Tesla was an important and visionary electrical inventor, but his ideas often
outran his ability to actually build a working device. Tesla often talked about
developing wireless systems for transmitting signals and electrical power, but
none of his grander schemes ever worked out. Moreover, although most of his
ideas involved electrical phenomena, few involved the use of electromagnetic
radiation. Tesla's electrical work also made possible a major motor vehicle
refinement--starter motors. But that doesn't mean he should get credit for
inventing the automobile.
Major Armstrong
Edwin H. Armstrong was a pioneer in many areas of broadcasting, Over the
years, Armstrong developed super-regenerative reception and the superhet
receiver. It took some court battles with DeForest to vindicate his claim.
Armstrong was probably best known as the Father of FM radio, demonstrating and
patenting the technology in 1930. Unfortunately for Armstrong, Sarnoff was more
interested in the late 1930s in getting TV off the ground, and maneuvered the
FCC into moving the FM band from the 40 MHz range to the 90 MHz range,
effectively disabling every existing receiver. TV got some "space" and
it was another 30 years before FM was to become viable.
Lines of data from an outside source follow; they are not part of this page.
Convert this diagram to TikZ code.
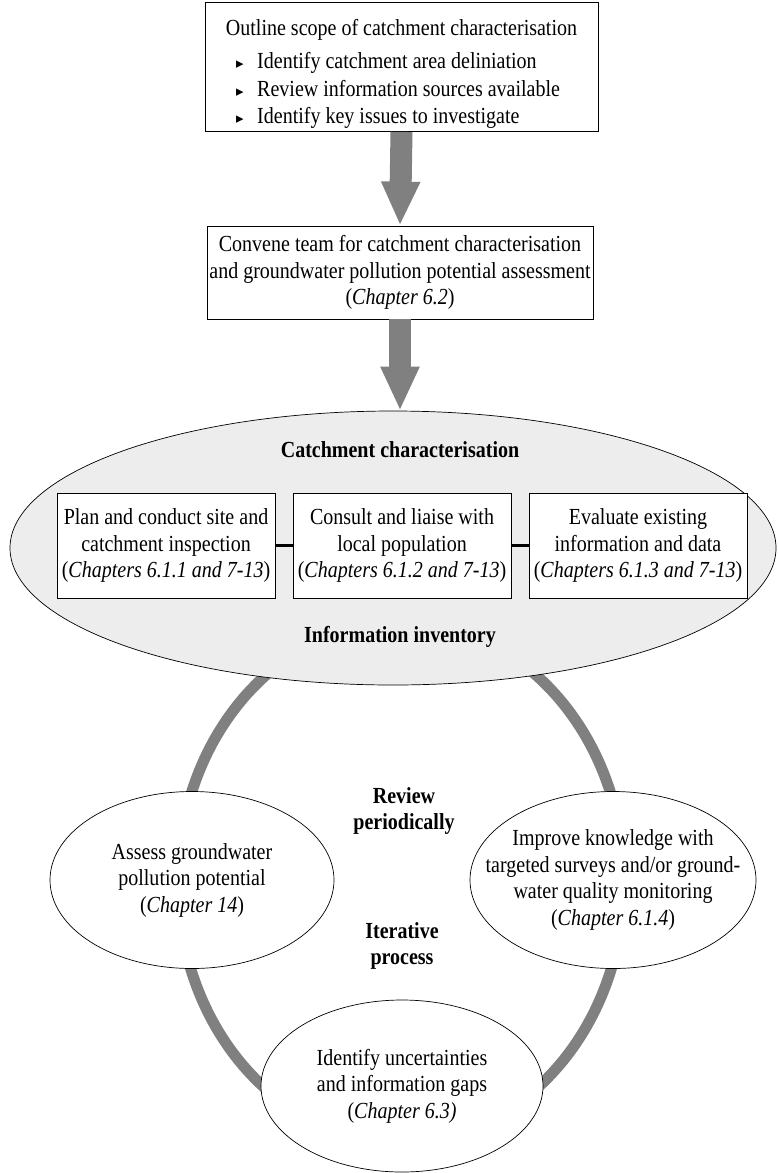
\documentclass[tikz,border=0pt]{standalone}
\usepackage{fontspec}
\setmainfont{Liberation Serif}[FakeStretch=0.87]
\newfontfamily\symfont{DejaVu Sans}
\usetikzlibrary{shapes.geometric,arrows.meta}
\definecolor{arrowgray}{HTML}{808080}
\definecolor{ellgray}{HTML}{EDEDED}
\tikzset{
  box/.style={draw=black, line width=0.8pt, fill=white, inner sep=0pt},
  txt/.style={inner sep=0pt, align=center, font=\fontsize{23pt}{26.5pt}\selectfont},
  btxt/.style={inner sep=0pt, align=center, font=\fontsize{23pt}{26.5pt}\selectfont\bfseries},
  ltxt/.style={inner sep=0pt, anchor=west, text height=16pt, text depth=5pt, font=\fontsize{23pt}{26.5pt}\selectfont},
  bigarrow/.style={arrowgray, line width=22pt, -{Triangle[width=36pt,length=44pt]}},
  oval/.style={draw=black, line width=0.7pt, ellipse, inner sep=0pt},
  link/.style={black, line width=3.5pt},
  ring/.style={arrowgray, line width=11pt}
}
\newcommand{\bulletmark}{{\symfont\fontsize{15pt}{15pt}\selectfont ▸}}
\begin{document}
\begin{tikzpicture}[x=1pt,y=-1pt]
\useasboundingbox (0,0) rectangle (778,1173);
\fill[white] (0,0) rectangle (778,1173);

% ring behind the loop
\coordinate (ringc) at (401,882);
\draw[ring] (ringc) ellipse [x radius=223pt, y radius=260pt];

% top box
\node[box, minimum width=393pt, minimum height=129pt] (outline) at (401.5,67) {};
\node[txt] (outlinet) at (401.5,30) {Outline scope of catchment characterisation};
\node[ltxt] (m1) at (236,63) {\bulletmark};
\node[ltxt] (b1) at (257,63) {Identify catchment area deliniation};
\node[ltxt] (m2) at (236,91) {\bulletmark};
\node[ltxt] (b2) at (257,91) {Review information sources available};
\node[ltxt] (m3) at (236,118) {\bulletmark};
\node[ltxt] (b3) at (257,118) {Identify key issues to investigate};

% second box
\node[box, txt, minimum width=386pt, minimum height=93pt] (convene) at (400,272.5)
  {Convene team for catchment characterisation\\and groundwater pollution potential assessment\\(\textit{Chapter 6.2})};

% big ellipse
\node[oval, fill=ellgray, minimum width=766pt, minimum height=274pt] (inventory) at (393,548) {};
\node[btxt] (cc) at (400,450) {Catchment characterisation};
\node[btxt] (ii) at (400,637) {Information inventory};

\node[box, txt, minimum width=218pt, minimum height=105pt] (plan) at (166,545.5)
  {Plan and conduct site and\\catchment inspection\\(\textit{Chapters 6.1.1 and 7-13})};
\node[box, txt, minimum width=218pt, minimum height=105pt] (consult) at (402,545.5)
  {Consult and liaise with\\local population\\(\textit{Chapters 6.1.2 and 7-13})};
\node[box, txt, minimum width=218pt, minimum height=105pt] (evaluate) at (638,545.5)
  {Evaluate existing\\information and data\\(\textit{Chapters 6.1.3 and 7-13})};
\draw[link] (plan.east) -- (consult.west);
\draw[link] (consult.east) -- (evaluate.west);

% arrows
\draw[bigarrow] (outline.south) -- (convene.north);
\draw[bigarrow] (convene.south) -- (convene.south |- inventory.north);

% loop ellipses
\node[oval, fill=white, minimum width=284pt, minimum height=177pt] (assess) at (192,880) {};
\node[txt] (assesst) at (assess) {Assess groundwater\\pollution potential\\(\textit{Chapter 14})};
\node[oval, fill=white, minimum width=286pt, minimum height=177pt] (improve) at (613,880) {};
\node[txt] (improvet) at (improve) {Improve knowledge with\\targeted surveys and/or ground-\\water quality monitoring\\(\textit{Chapter 6.1.4})};
\node[oval, fill=white, minimum width=282pt, minimum height=172pt] (gaps) at (402,1086) {};
\node[txt] (gapst) at (gaps) {Identify uncertainties\\and information gaps\\(\textit{Chapter 6.3)}};

\node[btxt] (review) at (404,811) {Review\\periodically};
\node[btxt] (iter) at (402,946) {Iterative\\process};
\end{tikzpicture}
\end{document}
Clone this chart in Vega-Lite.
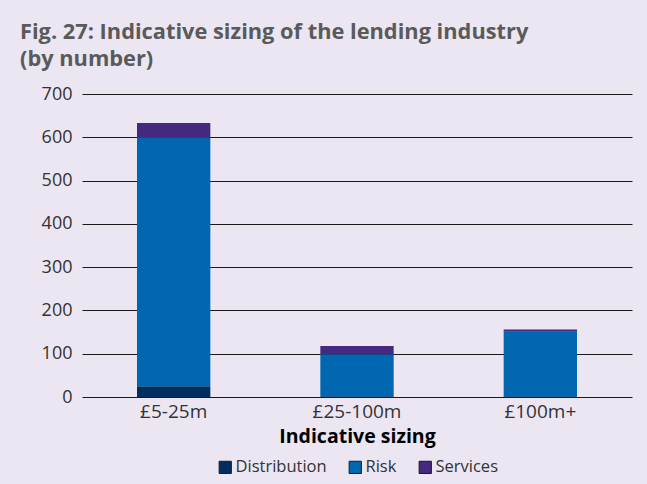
{
  "$schema": "https://vega.github.io/schema/vega-lite/v6.json",
  "autosize": {"type": "none"},
  "width": 550,
  "height": 303,
  "padding": {"left": 82, "top": 94, "right": 15, "bottom": 87},
  "background": "#ebe6f2",
  "title": {
    "text": ["Fig. 27: Indicative sizing of the lending industry", "(by number)"],
    "anchor": "start",
    "frame": "group",
    "dx": -62,
    "offset": 14,
    "font": "Open Sans",
    "fontSize": 21.8,
    "fontWeight": "bold",
    "color": "#5a5a5a",
    "lineHeight": 27
  },
  "data": {
    "values": [
      {"size": "£5-25m", "type": "Distribution", "value": 25, "ord": 1},
      {"size": "£5-25m", "type": "Risk", "value": 575, "ord": 2},
      {"size": "£5-25m", "type": "Services", "value": 33, "ord": 3},
      {"size": "£25-100m", "type": "Distribution", "value": 2, "ord": 1},
      {"size": "£25-100m", "type": "Risk", "value": 97, "ord": 2},
      {"size": "£25-100m", "type": "Services", "value": 19, "ord": 3},
      {"size": "£100m+", "type": "Distribution", "value": 2, "ord": 1},
      {"size": "£100m+", "type": "Risk", "value": 149, "ord": 2},
      {"size": "£100m+", "type": "Services", "value": 5, "ord": 3}
    ]
  },
  "mark": {"type": "bar"},
  "encoding": {
    "x": {
      "field": "size",
      "type": "nominal",
      "sort": ["£5-25m", "£25-100m", "£100m+"],
      "scale": {"paddingInner": 0.6, "paddingOuter": 0.3},
      "axis": {
        "title": "Indicative sizing",
        "titleFont": "Open Sans",
        "titleFontSize": 19.5,
        "titleFontWeight": "bold",
        "titleColor": "#000000",
        "titlePadding": 6,
        "labelAngle": 0,
        "labelFont": "Open Sans",
        "labelFontSize": 19,
        "labelColor": "#333333",
        "labelPadding": 5,
        "ticks": false,
        "domain": false
      }
    },
    "y": {
      "field": "value",
      "type": "quantitative",
      "stack": "zero",
      "scale": {"domain": [0, 700], "nice": false},
      "axis": {
        "title": null,
        "values": [0, 100, 200, 300, 400, 500, 600, 700],
        "grid": true,
        "gridColor": "#1a1a1a",
        "gridOpacity": 1,
        "gridWidth": 1,
        "domain": false,
        "ticks": false,
        "labelFont": "Open Sans",
        "labelFontSize": 18,
        "labelColor": "#333333",
        "labelPadding": 10
      }
    },
    "color": {
      "field": "type",
      "type": "nominal",
      "scale": {
        "domain": ["Distribution", "Risk", "Services"],
        "range": ["#002f5f", "#0066b0", "#45287f"]
      },
      "legend": {
        "title": null,
        "orient": "bottom",
        "direction": "horizontal",
        "symbolType": "square",
        "symbolSize": 150,
        "symbolStrokeColor": "#1a1a1a",
        "symbolStrokeWidth": 1,
        "symbolOpacity": 1,
        "labelFont": "Open Sans",
        "labelFontSize": 16.5,
        "labelColor": "#333333",
        "labelOffset": 2,
        "columnPadding": 20,
        "offset": 13
      }
    },
    "order": {"field": "ord", "type": "quantitative"}
  },
  "config": {
    "view": {"stroke": null},
    "legend": {"layout": {"bottom": {"anchor": "middle"}}}
  }
}
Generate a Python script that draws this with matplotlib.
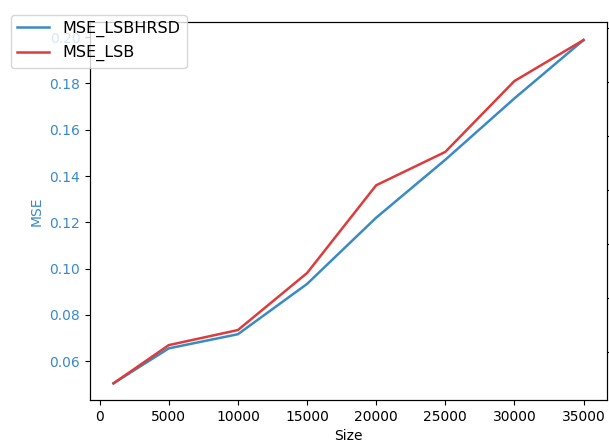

Of course, the entire way that information and, yes, audio is being
broadcast has been changed over the past few years. Not only have satellites and
the Internet made a difference, but even more innovations in getting information
from one place to another are developing, often as a combination of more than
one technology.
The Internet
Claims to the first Internet broadcasts appear to date to 1993, when the IMS
(Internet Multicasting Service) was set up in Washington, D.C., as a non-profit
experiment.
Today, literally THOUSANDS of radio stations are on the Internet,
broadcasting from all over the world.
Satellite Networks and Programs
Starting in the 1980s, some of the satellite delivery services used
subcarriers to send various radio stations to C Band dish users. Some of this
was the "radio side" of a television station which was being sent as a
"superstation," others were various local stations used to
"fill" the bandwidth, and provide 24 hour programming on some
transponders.
At this time, most of the major networks (NBC, CBS, ABC, etc,) converted to
feeding stations via satellite dishes. Some stations started little "dish
farms" in their backyard, with a dish for each network they had.
By 1990, virtually every network and syndicated radio program (from talk to
music) had migrated to satellite delivery. Some could be heard on the
subcarriers of the C Band dishes. Others were SCPC (Single Carrier Per Channel)
feeds at different frequencies, requiring additional receivers. Others were
scrambled, and eventually many networks and programs have changed to digital
transmission. Most of these are not available to end users.